Manganese dioxide electrocatalysts for borohydride fuel cell cathodes?

Electrocatalysts of manganese dioxide (MnO2) supported on activated carbon (AC) were prepared by low-temperature (ltMnO2/AC) and high-temperature (htMnO2/AC) procedures. Structure, morphology and composition of the synthesised materials were investigated by X-ray diffraction analysis, transmission electron microscopy and thermogravimetric analysis. Activity of the two prepared electrocatalysts for the oxygen reduction reaction (ORR) was investigated in alkaline media and ORR kinetic parameters evaluated from rotating disc electrode measurements. It was found that the ORR proceeds as two-electron process at ltMnO2/AC-based electrode, while it proceeds as four-electron process at htMnO2/AC-based electrode. The two electrocatalysts were further investigated for application as cathode materials in direct borohydride fuel cells. For that purposes the ORR at MnO2/AC was investigated in the presence of borohydride in alkaline solution and in the temperature range from 25 to 65 °C. It could be observed that the activity of ltMnO2/AC for the ORR is significantly suppressed in the borohydride-containing solution whereas htMnO2/AC still showed high activity for the ORR.

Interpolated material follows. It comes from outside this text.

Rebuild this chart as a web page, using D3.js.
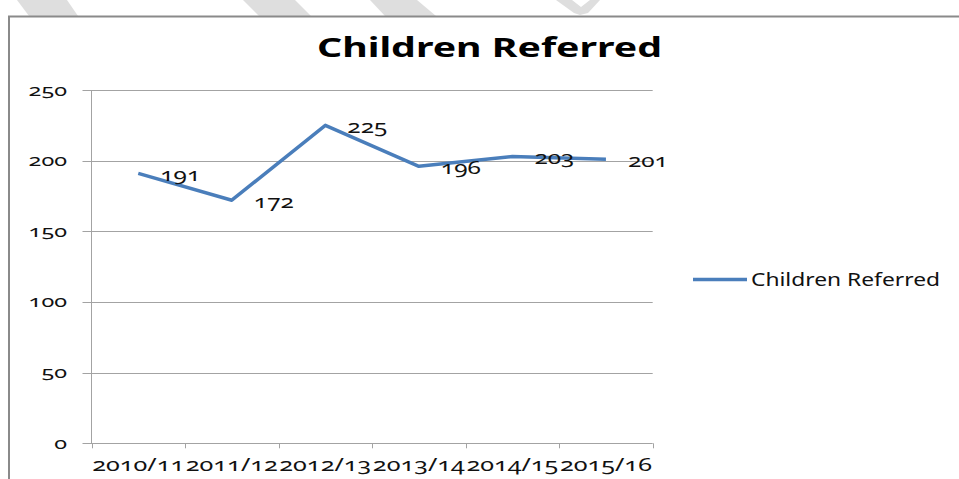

► Synthesis of composites of MnO2 with activated carbon via two different methods.
► “Low-temperature” composite reduces O2 in alkaline media through two-electron process.
► “High-temperature” composite reduces O2 in alkaline media through four-electron process.
► “High-temperature” composite highly active for O2 reduction even in presence of borohydride.
► Elevated temperatures significantly promote O2 reduction.